Argh, I can’t end on such a complainy note. Oh! I know! The birthday party for my dad was a huge success; the worms and dirt were popular with the younger crowd, including my own kids who somehow managed to eat both layer cake and cupcakes, in addition to consuming about half a turkey between them. And speaking of which, Happy Thanksgiving, everyone. xo
I hated fund raisers and school meetings when mine was small. I went to exactly ONE PTA and opted out. I would have donated that cash too rather than beg people to buy poinsettias. Happy Thanksgiving.
I was going to say my favorite part was “Apologies to those of you who actually do like poinsettias. Let me know, I can hook you up with some overpriced flowers”—but then I got to the part about feeling betrayed by Big Biotin. My favorite is still my favorite, but it has competition.
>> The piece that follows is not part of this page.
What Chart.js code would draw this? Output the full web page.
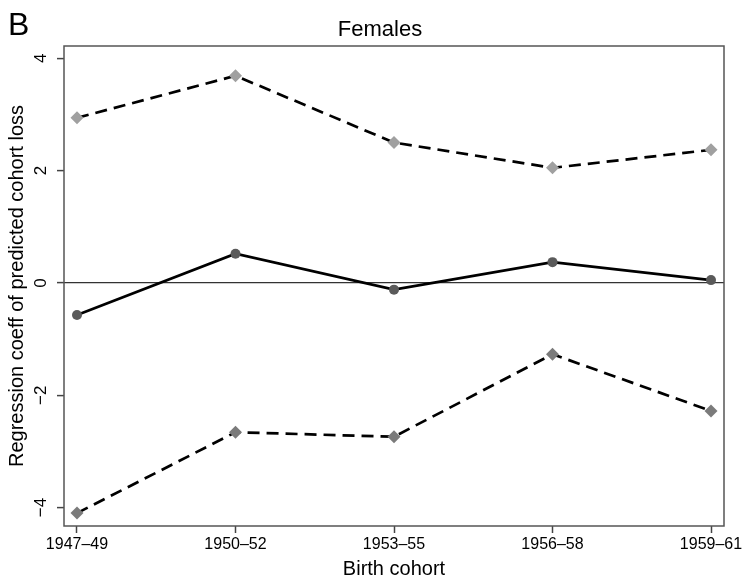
<!DOCTYPE html>
<html>
<head>
<meta charset="utf-8">
<script src="https://cdn.jsdelivr.net/npm/chart.js@4.4.1/dist/chart.umd.min.js"></script>
<style>
  html, body { margin: 0; padding: 0; background: #ffffff; }
  canvas { display: block; }
</style>
</head>
<body>
<canvas id="c" width="744" height="583"></canvas>
<script>
// ---- Data ----
const cohorts = ["1947–49", "1950–52", "1953–55", "1956–58", "1959–61"];
const upperCI = [2.94, 3.69, 2.50, 2.05, 2.37];
const estimate = [-0.57, 0.52, -0.12, 0.37, 0.05];
const lowerCI = [-4.10, -2.66, -2.74, -1.27, -2.28];
const yTicks = [-4, -2, 0, 2, 4];
const panelLetter = "B";
const panelTitle = "Females";
const xTitle = "Birth cohort";
const yTitle = "Regression coeff of predicted cohort loss";

const FONT = "'Liberation Sans', Arial, Helvetica, sans-serif";
const toPts = arr => arr.map((v, i) => ({ x: i, y: v }));

const framePlugin = {
  id: 'frame',
  beforeDraw(chart) {
    const ctx = chart.ctx;
    ctx.save();
    ctx.fillStyle = '#ffffff';
    ctx.fillRect(0, 0, chart.width, chart.height);
    ctx.restore();
  },
  afterDraw(chart) {
    const ctx = chart.ctx;
    const a = chart.chartArea;
    ctx.save();
    ctx.strokeStyle = '#555555';
    ctx.lineWidth = 1.5;
    ctx.strokeRect(a.left, a.top, a.right - a.left, a.bottom - a.top);
    ctx.fillStyle = '#000000';
    ctx.textBaseline = 'alphabetic';
    ctx.textAlign = 'left';
    ctx.font = "32px " + FONT;
    ctx.fillText(panelLetter, 8, 35);
    ctx.textAlign = 'center';
    ctx.font = "22px " + FONT;
    ctx.fillText(panelTitle, 380, 36);
    ctx.restore();
  }
};

new Chart(document.getElementById('c'), {
  type: 'line',
  data: {
    datasets: [
      {
        label: 'Upper',
        data: toPts(upperCI),
        borderColor: '#000000',
        borderWidth: 2.7,
        borderDash: [12, 7],
        pointStyle: 'rectRot',
        pointRadius: 6.5,
        pointBackgroundColor: '#a0a0a0',
        pointBorderColor: '#a0a0a0',
        pointBorderWidth: 0,
        tension: 0
      },
      {
        label: 'Estimate',
        data: toPts(estimate),
        borderColor: '#000000',
        borderWidth: 2.7,
        pointStyle: 'circle',
        pointRadius: 5,
        pointBackgroundColor: '#5a5a5a',
        pointBorderColor: '#5a5a5a',
        pointBorderWidth: 0,
        tension: 0
      },
      {
        label: 'Lower',
        data: toPts(lowerCI),
        borderColor: '#000000',
        borderWidth: 2.7,
        borderDash: [12, 7],
        pointStyle: 'rectRot',
        pointRadius: 6.5,
        pointBackgroundColor: '#7b7b7b',
        pointBorderColor: '#7b7b7b',
        pointBorderWidth: 0,
        tension: 0
      }
    ]
  },
  options: {
    responsive: false,
    devicePixelRatio: 1,
    animation: false,
    layout: { padding: { left: 0, right: 20, top: 46, bottom: 0 } },
    plugins: {
      legend: { display: false },
      tooltip: { enabled: false },
      title: { display: false }
    },
    scales: {
      x: {
        type: 'linear',
        min: -0.082,
        max: 4.082,
        afterBuildTicks: (scale) => { scale.ticks = cohorts.map((c, i) => ({ value: i })); },
        afterFit: (scale) => { scale.height = 57; scale.paddingLeft = 0; scale.paddingRight = 0; },
        border: { display: false },
        grid: { drawOnChartArea: false, drawTicks: true, tickLength: 7, tickColor: '#444444', tickWidth: 1.5 },
        ticks: {
          autoSkip: false,
          maxRotation: 0,
          minRotation: 0,
          padding: 2,
          color: '#000000',
          font: { family: FONT, size: 16 },
          callback: (v) => cohorts[v] !== undefined ? cohorts[v] : ''
        },
        title: {
          display: true,
          text: xTitle,
          color: '#000000',
          font: { family: FONT, size: 20 },
          padding: { top: 0, bottom: 2 }
        }
      },
      y: {
        type: 'linear',
        min: -4.33,
        max: 4.22,
        afterBuildTicks: (scale) => { scale.ticks = yTicks.map(v => ({ value: v })); },
        afterFit: (scale) => { scale.width = 64; scale.paddingTop = 0; scale.paddingBottom = 0; },
        border: { display: false },
        grid: {
          drawOnChartArea: true,
          color: (ctx) => (ctx.tick && ctx.tick.value === 0) ? '#333333' : 'rgba(0,0,0,0)',
          lineWidth: 1.2,
          tickLength: 7,
          tickColor: '#444444',
          tickWidth: 1.5
        },
        ticks: {
          autoSkip: false,
          minRotation: 90,
          maxRotation: 90,
          crossAlign: 'center',
          padding: 6,
          color: '#000000',
          font: { family: FONT, size: 17 },
          callback: (v) => v < 0 ? '\u2212' + Math.abs(v) : String(v)
        },
        title: {
          display: true,
          text: yTitle,
          color: '#000000',
          font: { family: FONT, size: 20 },
          padding: { top: 5, bottom: 0 }
        }
      }
    }
  },
  plugins: [framePlugin]
});
</script>
</body>
</html>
I just HATE stupid fundraisers. I just HATE them. Why sell stuff no one wants at prices no one wants to pay—and that, if they DID want to pay, they could pay A LOT LESS? Let’s bring some SENSE to this. Also, I will ABSOLUTELY pay $150 to not have to sell A DOZEN poinsettias to people who, if they wanted poinsettias, would buy them themselves for seriously $5. Poinsettias are not some sort of limited-access luxury product. I can get one CHEAPLY at the GROCERY STORE if I want one. This is like having a fundraiser where one tries to sell the people a $10 pack of Oreos they could just as easily buy at the grocery store for $3.
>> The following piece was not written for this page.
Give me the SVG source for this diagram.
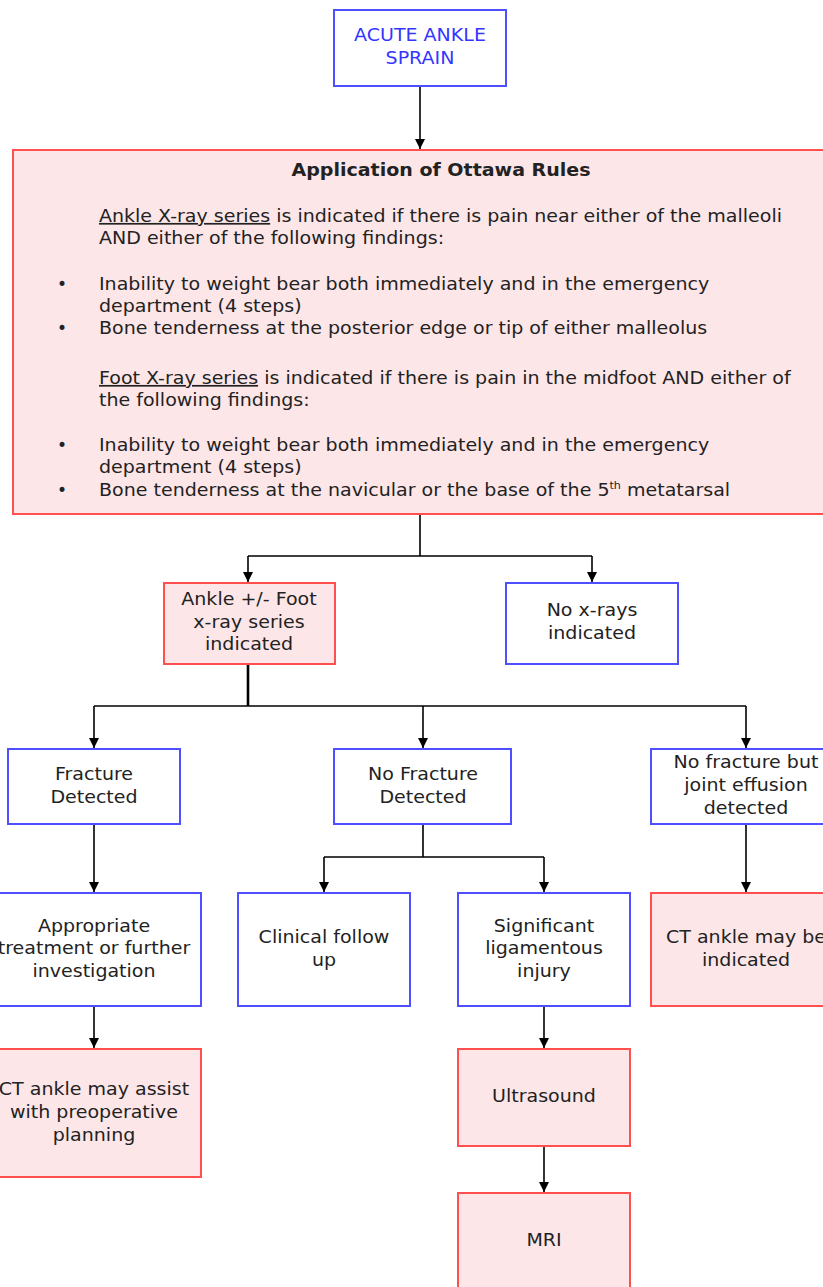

I was wondering recently why it seems like we have so many fewer school meetings to attend at the middle school (I realize why we have no meetings at the high school) and it hit me. The Colombia trip and its incessant informational meetings and attendant fundraising was last year. I’m glad North got the opportunity to go to another country but I’m also glad we’re not doing it again this year. So…much…work.
Yes! Why doesn’t every organization simply plainly state the buyout fee? My parents love to donate to the kids’ trip funds for their birthday/Christmas gifts, but they are downsizing and don’t need any unnecessary items. Just tell the grandparents how to make out the check FTLOG.
Also Big Biotin made me laugh out loud.